‘Embodiment of the Eye
in Architectural Education’

Paper authored by 2 A&M architecture Ph.D.
students nominated for 2003-05 EAAE Prize

A paper examining visual bias in architectural education, authored by two doctoral students in architecture from Texas A&M University, was one of ten papers selected last fall in an international competition for the 2003-05 European Association for Architectural Education (EAAE) Prize. The international competition is sponsored by the VELUX Group, the world’s leading manufacturer of roof windows and skylights.

The EAAE Prize is presented every two years to stimulate original writings on the subject of architectural education. For the 2003-05 competition, entrants were asked to examine, “how the demands of the information society and ‘new knowledge’ will affect the demand for relevant or necessary ‘know how’ in architectural education?”

The paper written by Upali Nanda and Irina Solovyova and presented at the EAAE’s November 2004 workshop in Copenhagen, Denmark, was the only entry authored by students to be nominated for the prestigious award.
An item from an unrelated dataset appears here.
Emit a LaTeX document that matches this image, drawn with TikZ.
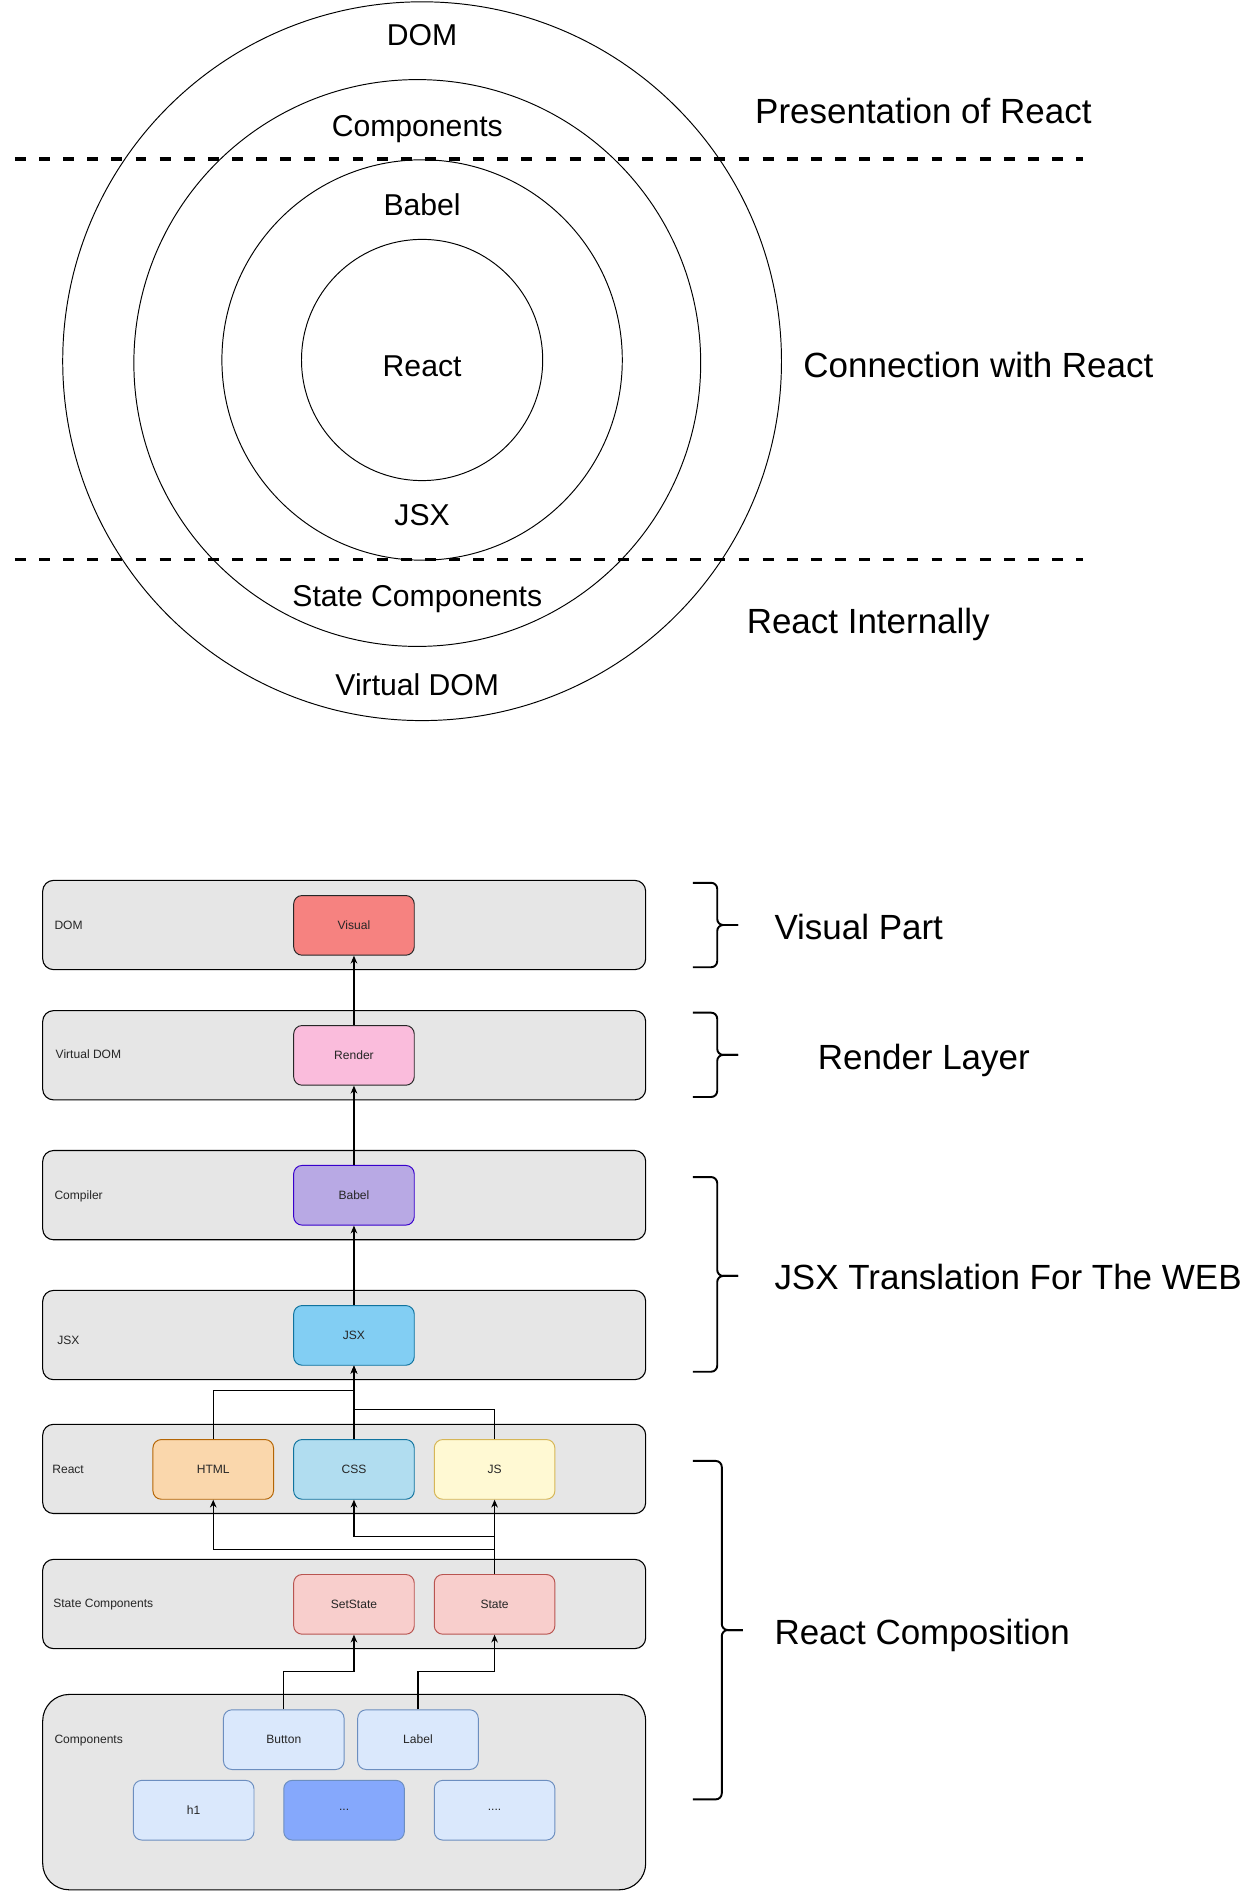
\documentclass[tikz,border=0pt]{standalone}
\usepackage{fontspec}
\setmainfont{Liberation Sans}
\usetikzlibrary{arrows.meta}

\definecolor{lanefill}{HTML}{E6E6E6}
\definecolor{visualfill}{RGB}{246,130,128}
\definecolor{renderfill}{RGB}{250,188,220}
\definecolor{babelfill}{RGB}{184,169,228}
\definecolor{babeldraw}{RGB}{55,0,204}
\definecolor{jsxfill}{RGB}{130,206,243}
\definecolor{bluedraw}{HTML}{10739E}
\definecolor{htmlfill}{HTML}{FAD7AC}
\definecolor{htmldraw}{HTML}{B46504}
\definecolor{cssfill}{HTML}{B1DDF0}
\definecolor{jsfill}{HTML}{FFF9D3}
\definecolor{jsdraw}{HTML}{D6B656}
\definecolor{statefill}{HTML}{F8CECC}
\definecolor{statedraw}{HTML}{B85450}
\definecolor{compfill}{HTML}{DAE8FC}
\definecolor{compdark}{RGB}{133,168,252}
\definecolor{compdraw}{HTML}{6C8EBF}

\begin{document}
\begin{tikzpicture}[x=1pt, y=-1pt]

      \tikzset{
        lane/.style={
          draw=black,
          fill=lanefill,
          line width=0.9pt,
          rounded corners=9pt,
          minimum width=500pt,
          minimum height=74pt,
          inner sep=0pt,
        },
        lane label/.style={
          anchor=base west,
          inner sep=0pt,
          text=black!85,
          font=\fontsize{10}{12}\selectfont,
        },
        item/.style={
          draw,
          line width=0.8pt,
          rounded corners=7pt,
          minimum width=100pt,
          minimum height=49.5pt,
          inner sep=0pt,
          text=black!85,
          font=\fontsize{10}{12}\selectfont,
        },
        link/.style={
          line width=0.9pt,
          -{Stealth[length=6.5pt,width=5.5pt]},
        },
        ring/.style={line width=0.8pt},
        ring label/.style={
          anchor=base,
          inner sep=0pt,
          font=\fontsize{25}{30}\selectfont,
        },
        side label/.style={
          anchor=base west,
          inner sep=0pt,
          font=\fontsize{29}{34}\selectfont,
        },
        split/.style={
          line width=3pt,
          dash pattern=on 9pt off 11pt,
        },
        brace/.style={line width=1.6pt, rounded corners=5pt},
      }

      \useasboundingbox (0,0) rectangle (1038,1568);

      \draw[ring] (350,299.5) circle[radius=298];
      \draw[ring] (346,301) circle[radius=235];
      \draw[ring] (350,298.5) circle[radius=166];
      \draw[ring] (350,298.5) circle[radius=100];

      \foreach \x/\y/\txt in {350/38/DOM,346/113/Components,350/179/Babel,
        350/312/React,350/436/JSX,346/503/State Components,346/577/Virtual DOM} {
        \node[ring label] at (\x,\y) {\txt};
      }

      \draw[split] (12.4,132) -- (898,132);
      \draw[split] (12.4,464) -- (898,464);

      \node[side label] (presentation) at (626,102) {Presentation of React};
      \node[side label] (connection) at (666,313) {Connection with React};
      \node[side label] (internally) at (619,525) {React Internally};

      \foreach \name/\y/\lx/\ly/\txt in {dom/767/45/770.6/DOM,
        vdom/875/46/877.6/Virtual DOM,compiler/991/45/994.2/Compiler,
        jsx/1107/47.3/1114.6/JSX,react/1218/43.2/1221.4/React,
        state/1330/44/1332.6/State Components} {
        \node[lane] (\name-lane) at (285.4,\y) {};
        \node[lane label] (\name-label) at (\lx,\ly) {\txt};
      }
      \node[lane, minimum height=162pt, rounded corners=22pt] (comp-lane) at (285.4,1486) {};
      \node[lane label] (comp-label) at (45,1445.3) {Components};

      \node[item, fill=visualfill, draw=black!85] (visual) at (293.5,767.3) {Visual};
      \node[item, fill=renderfill, draw=black!85] (render) at (293.5,875.1) {Render};
      \node[item, fill=babelfill, draw=babeldraw] (babel) at (293.5,991.1) {Babel};
      \node[item, fill=jsxfill, draw=bluedraw] (jsxbox) at (293.5,1107.3) {JSX};
      \node[item, fill=htmlfill, draw=htmldraw] (html) at (176.8,1218.4) {HTML};
      \node[item, fill=cssfill, draw=bluedraw] (css) at (293.5,1218.4) {CSS};
      \node[item, fill=jsfill, draw=jsdraw] (js) at (410.1,1218.4) {JS};
      \node[item, fill=statefill, draw=statedraw] (setstate) at (293.5,1330.3) {SetState};
      \node[item, fill=statefill, draw=statedraw] (statebox) at (410.1,1330.3) {State};
      \node[item, fill=compfill, draw=compdraw] (button) at (235.3,1442.5) {Button};
      \node[item, fill=compfill, draw=compdraw] (label) at (346.6,1442.5) {Label};
      \node[item, fill=compfill, draw=compdraw] (h1) at (160.6,1501) {h1};
      \node[item, fill=compdark, draw=compdraw] (dots) at (285.3,1501) {...};
      \node[item, fill=compfill, draw=compdraw] (moredots) at (410.1,1501) {....};

      \draw[link] (render) -- (visual);
      \draw[link] (babel) -- (render);
      \draw[link] (jsxbox) -- (babel);
      \draw[link] (css) -- (jsxbox);
      \draw[link] (html.north) -- (html.north |- 0,1153) -| (jsxbox.south);
      \draw[link] (js.north) -- (js.north |- 0,1169) -| (jsxbox.south);
      \draw[link] (statebox) -- (js);
      \draw[link] (statebox.north) -- (statebox.north |- 0,1274) -| (css.south);
      \draw[link] (statebox.north) -- (statebox.north |- 0,1285) -| (html.south);
      \draw[link] (button.north) -- (button.north |- 0,1386) -| (setstate.south);
      \draw[link] (label.north) -- (label.north |- 0,1386) -| (statebox.south);

      \foreach \top/\mid/\bottom/\vx/\tx in {732/767/802/594.7/612,
        839.7/874.7/909.6/594.7/612,976/1058/1137.4/594.7/612,
        1211.4/1351.6/1492/598.5/616} {
        \draw[brace] (574.6,\top) -| (\vx,\mid) -- (\tx,\mid);
        \draw[brace] (574.6,\bottom) -| (\vx,\mid) -- (\tx,\mid);
      }

      \node[side label] (visual part) at (642,778.8) {Visual Part};
      \node[side label] (render layer) at (678,886.4) {Render Layer};
      \node[side label] (translation) at (642,1069) {JSX Translation For The WEB};
      \node[side label] (composition) at (642,1363.4) {React Composition};

    \end{tikzpicture}
\end{document}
Their work, “The Embodiment of the Eye in Architectural Education,” examines the disembodiment of architectural education by focusing on visual bias in education, its cause, and its consequences. It looks at problems in the comprehension and representation of perceptual issues in the current educational setting, and proposes a multi-modal, “synesthetic,” approach that explores different media and different sense-modalities to achieve an embodied objective.

“Synesthesia,” Nanda said, “is a rare neurological phenomenon in which a stimulus to one sense triggers an involuntary response in a different sense. For example, a person with this condition may see the color red when tasting chocolate.”

The synesthetic approach, proposed in Nanda’s doctoral dissertation, explores this phenomenon in architectural education by experimenting with media across sense-modalities. She and Solovyova are both committed to introducing embodied issues to information-age, main-stream education. Their research has been guided by Texas A&M architecture professor Frances E. Downing.

The EAAE competition was open to architecture schools from all over Europe and the Americas. The distinguished panel of judges for the 2003-05 EAAE prize included Alberto Perez-Gomez, Juhani Pallasmaa, Peter McKeith, Per Olaf Fjeld and Dagmar Richter.

The EAAE Prize was first awarded in 1991 and has been sponsored by the VELUX Group since 2001.

“More than ever, future architectural education requires a creative approach to teaching combined with the advancement of architectural research,” reads the EAAE’s promotional brochure. “The aim of the EAAE Prize is to stimulate new pedagogical initiatives and to communicate these initiatives as related to the broad scope of teaching and research.”